This work addresses the challenge of jointly optimizing rover wheel design and control strategies on deformable terrain, a task hindered by the prohibitive computational cost of high-fidelity simulations such as the discrete element method (DEM). To overcome this, the authors propose an efficient full-vehicle closed-loop simulation framework based on a continuum-based regolith mechanics (CRM) model, integrated with Bayesian optimization to simultaneously tune wheel geometry parameters and PID gains of the steering controller. The approach balances speed, trajectory tracking error, and energy consumption, achieving the first scalable, high-fidelity co-optimization of wheel and control without reliance on expensive DEM simulations.
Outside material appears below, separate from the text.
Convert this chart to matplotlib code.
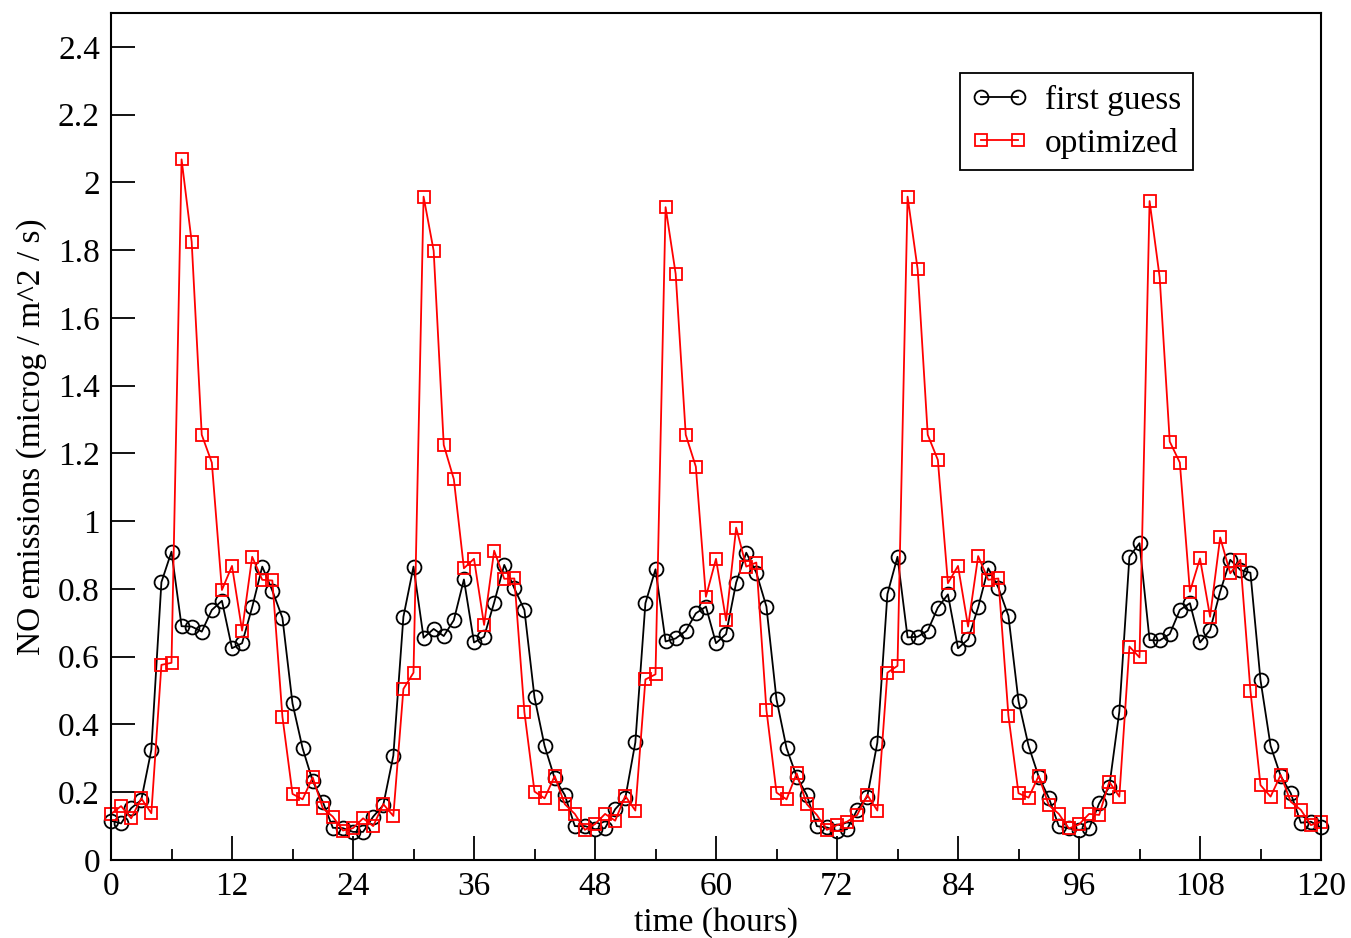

The accompanying simulation infrastructure is open-sourced to facilitate reproducibility. Over 3,000 simulations, the optimization cycle was reduced from months to 5–9 days, and preliminary hardware experiments confirm that the optimized designs maintain their performance trends on physical platforms.

While simulation is vital for optimizing robotic systems, the cost of modeling deformable terrain has long limited its use in full-vehicle studies of off-road autonomous mobility. For example, Discrete Element Method (DEM) simulations are often confined to single-wheel tests, which obscures coupled wheel-vehicle-controller interactions and prevents joint optimization of mechanical design and control. This paper presents a Bayesian optimization framework that co-designs rover wheel geometry and steering controller parameters using high-fidelity, full-vehicle closed-loop simulations on deformable terrain. Using the efficiency and scalability of a continuum-representation model (CRM) for terramechanics, we evaluate candidate designs on trajectories of varying complexity while towing a fixed load. The optimizer tunes wheel parameters (radius, width, and grouser features) and steering PID gains under a multi-objective formulation that balances traversal speed, tracking error, and energy consumption. We compare two strategies: simultaneous co-optimization of wheel and controller parameters versus a sequential approach that decouples mechanical and control design. We analyze trade-offs in performance and computational cost. Across 3,000 full-vehicle simulations, campaigns finish in five to nine days, versus months with the group's earlier DEM-based workflow. Finally, a preliminary hardware study suggests the simulation-optimized wheel designs preserve relative performance trends on the physical rover. Together, these results show that scalable, high-fidelity simulation can enable practical co-optimization of wheel design and control for off-road vehicles on deformable terrain without relying on prohibitively expensive DEM studies. The simulation infrastructure (scripts and models) is released as open source in a public repository to support reproducibility and further research.